Mr Courtney said that more than £54million could be slashed from the 2015-16 individual school budget – standing at just over £300m – under the scheme, when coupled with a real terms fall of eight per cent in school spending over five years as predicted by the Insitute of Fiscal Studies (IFS).
This is the first time schools will suffer cuts to funding after spending was protected under the coalition government.
Mr Courtney said although the NUT’s figures were only estimates, even if the IFS’ figures were taken into account alone, it could still result in job losses of more than 200 teachers and more than 400 teaching assistants.
He said: “It’s very hard to make the scale of savings without cutting salaries – because it’s such a big proportion of the school budgets. There is another possibility – that class sizes are increased dramatically. Neither option is good for Newham’s children.”
Mr Courtney’s remarks come after he spoke at Newham United Against Austerity, a new campaign opposing austerity measures and further public spending cuts by the Conservative government.
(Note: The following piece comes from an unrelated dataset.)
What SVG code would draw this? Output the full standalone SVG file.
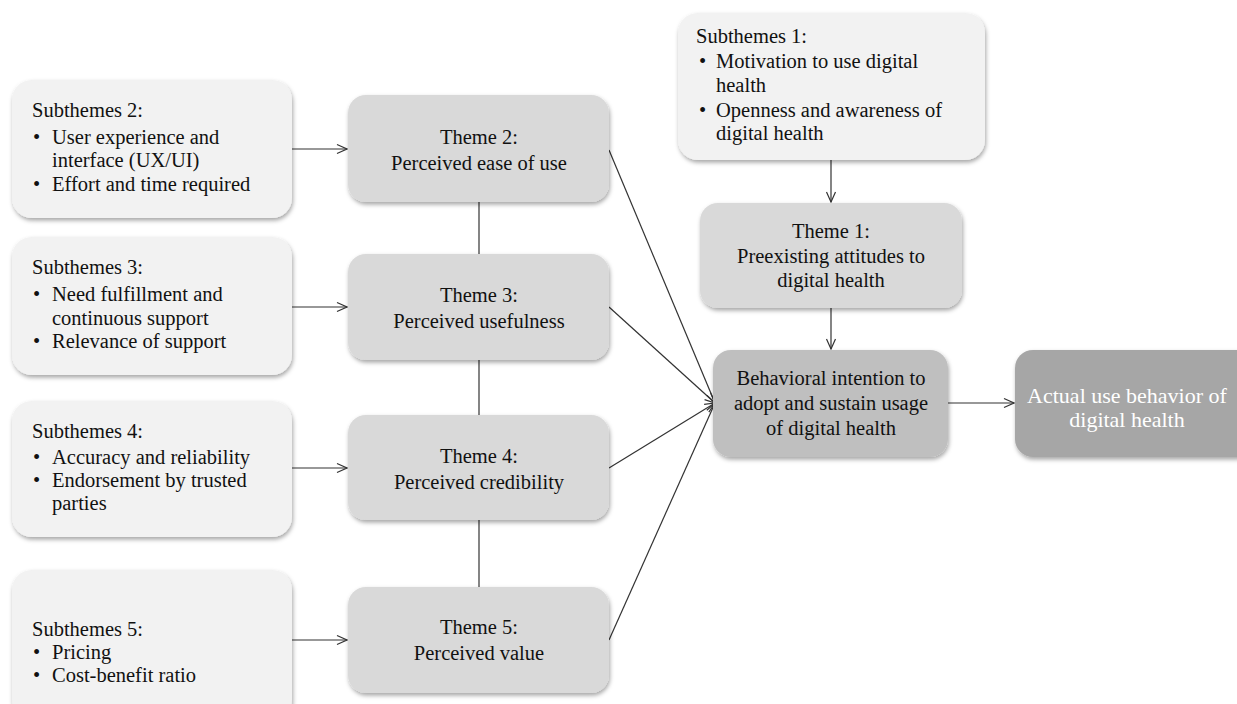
<svg xmlns="http://www.w3.org/2000/svg" width="1237" height="704" viewBox="0 0 1237 704" font-family="'Liberation Serif', 'Times New Roman', Times, serif">
  <style>
    text { font-family: 'Liberation Serif', 'Times New Roman', Times, serif; font-size: 20.5px; fill: #111; }
    .c { text-anchor: middle; }
    .sub { fill: #f2f2f2; filter: url(#shadow); }
    .theme { fill: #d9d9d9; filter: url(#shadow); }
    .intent { fill: #bfbfbf; filter: url(#shadow); }
    .actual { fill: #a6a6a6; filter: url(#shadow); }
    .light { fill: #ffffff; font-size: 22px; }
    .link { stroke: #333; stroke-width: 1.2; fill: none; }
    .arrow { stroke: #333; stroke-width: 1.2; fill: none; marker-end: url(#head); }
  </style>
  <defs>
    <filter id="shadow" x="-10%" y="-10%" width="125%" height="130%">
      <feDropShadow dx="1" dy="2.5" stdDeviation="2" flood-color="#000" flood-opacity="0.35"/>
    </filter>
    <marker id="head" viewBox="0 0 12 12" refX="11" refY="6" markerWidth="12" markerHeight="12" markerUnits="userSpaceOnUse" orient="auto">
      <path d="M1,1.5 L11,6 L1,10.5" fill="none" stroke="#333" stroke-width="1.2"/>
    </marker>
  </defs>

  <!-- connectors -->
  <g id="connectors">
    <line class="arrow" x1="292" y1="149" x2="347" y2="149"/>
    <line class="arrow" x1="292" y1="307" x2="347" y2="307"/>
    <line class="arrow" x1="292" y1="468" x2="347" y2="468"/>
    <line class="arrow" x1="292" y1="640" x2="347" y2="640"/>
    <line class="link" x1="479" y1="202" x2="479" y2="254"/>
    <line class="link" x1="479" y1="360" x2="479" y2="415"/>
    <line class="link" x1="479" y1="520" x2="479" y2="587"/>
    <line class="arrow" x1="609" y1="150" x2="715" y2="403"/>
    <line class="arrow" x1="609" y1="307" x2="715" y2="403"/>
    <line class="arrow" x1="609" y1="468" x2="715" y2="403"/>
    <line class="arrow" x1="609" y1="640" x2="715" y2="403"/>
    <line class="arrow" x1="831" y1="160" x2="831" y2="202"/>
    <line class="arrow" x1="831" y1="308" x2="831" y2="349"/>
    <line class="arrow" x1="948" y1="403" x2="1014" y2="403"/>
  </g>

  <!-- subtheme boxes -->
  <g id="subthemes1">
    <rect class="sub" x="678" y="13" width="307" height="147" rx="20"/>
    <text x="696" y="43">Subthemes 1:</text>
    <text x="699" y="68">•</text><text x="716" y="68">Motivation to use digital</text>
    <text x="716" y="92">health</text>
    <text x="699" y="117">•</text><text x="716" y="117">Openness and awareness of</text>
    <text x="716" y="140">digital health</text>
  </g>
  <g id="subthemes2">
    <rect class="sub" x="12" y="80" width="280" height="138" rx="20"/>
    <text x="32" y="117">Subthemes 2:</text>
    <text x="33" y="144">•</text><text x="52" y="144">User experience and</text>
    <text x="52" y="167">interface (UX/UI)</text>
    <text x="33" y="191">•</text><text x="52" y="191">Effort and time required</text>
  </g>
  <g id="subthemes3">
    <rect class="sub" x="12" y="237" width="280" height="138" rx="20"/>
    <text x="32" y="274">Subthemes 3:</text>
    <text x="33" y="301">•</text><text x="52" y="301">Need fulfillment and</text>
    <text x="52" y="325">continuous support</text>
    <text x="33" y="348">•</text><text x="52" y="348">Relevance of support</text>
  </g>
  <g id="subthemes4">
    <rect class="sub" x="12" y="401" width="280" height="136" rx="20"/>
    <text x="32" y="438">Subthemes 4:</text>
    <text x="33" y="464">•</text><text x="52" y="464">Accuracy and reliability</text>
    <text x="33" y="487">•</text><text x="52" y="487">Endorsement by trusted</text>
    <text x="52" y="510">parties</text>
  </g>
  <g id="subthemes5">
    <rect class="sub" x="12" y="570" width="280" height="150" rx="20"/>
    <text x="32" y="636">Subthemes 5:</text>
    <text x="33" y="659">•</text><text x="52" y="659">Pricing</text>
    <text x="33" y="682">•</text><text x="52" y="682">Cost-benefit ratio</text>
  </g>

  <!-- theme boxes -->
  <g id="theme2">
    <rect class="theme" x="348" y="95" width="261" height="107" rx="18"/>
    <text class="c" x="479" y="144">Theme 2:</text>
    <text class="c" x="479" y="170">Perceived ease of use</text>
  </g>
  <g id="theme3">
    <rect class="theme" x="348" y="254" width="261" height="106" rx="18"/>
    <text class="c" x="479" y="302">Theme 3:</text>
    <text class="c" x="479" y="328">Perceived usefulness</text>
  </g>
  <g id="theme4">
    <rect class="theme" x="348" y="415" width="261" height="105" rx="18"/>
    <text class="c" x="479" y="463">Theme 4:</text>
    <text class="c" x="479" y="489">Perceived credibility</text>
  </g>
  <g id="theme5">
    <rect class="theme" x="348" y="587" width="261" height="106" rx="18"/>
    <text class="c" x="479" y="634">Theme 5:</text>
    <text class="c" x="479" y="660">Perceived value</text>
  </g>
  <g id="theme1">
    <rect class="theme" x="700" y="203" width="262" height="105" rx="18"/>
    <text class="c" x="831" y="238">Theme 1:</text>
    <text class="c" x="831" y="263">Preexisting attitudes to</text>
    <text class="c" x="831" y="287">digital health</text>
  </g>

  <!-- outcome boxes -->
  <g id="intention">
    <rect class="intent" x="713" y="350" width="235" height="107" rx="18"/>
    <text class="c" x="831" y="385">Behavioral intention to</text>
    <text class="c" x="831" y="410">adopt and sustain usage</text>
    <text class="c" x="831" y="435">of digital health</text>
  </g>
  <g id="actual-use">
    <rect class="actual" x="1015" y="350" width="240" height="107" rx="18"/>
    <text class="c light" x="1127" y="403">Actual use behavior of</text>
    <text class="c light" x="1127" y="427">digital health</text>
  </g>
</svg>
The inaugural meeting, which was held at University of East London, Stratford, on Saturday was attended by shadow chancellor John McDonnell, West Ham MP Lyn Brown, Newham councillors and trade unions.
Sir Robin Wales Mayor of Newham said: “Any cuts to funding for Newham schools will damage the huge regeneration potential of the borough and undermine the great strides the council and our teaching staff have made in bridging the attainment gap between our pupils and those from more affluent backgrounds.
“F40’s proposals are a poorly disguised attempt to siphon funding away from the most disadvantaged pupils in England and redistribute it to some of the most privileged parts of the country. Under their formula, Newham would be set to lose £32.8million, the second biggest cut in the country.
“The 30 most deprived local authority areas in England would lose more than £245million per year, while the 30 least deprived would stand to gain £218million.
“This government must do more to increase the funding pot available to our schools. Any new funding formula must be fair to ensure that every child gets the best start in life and must not be based on those local authorities who shout the loudest.”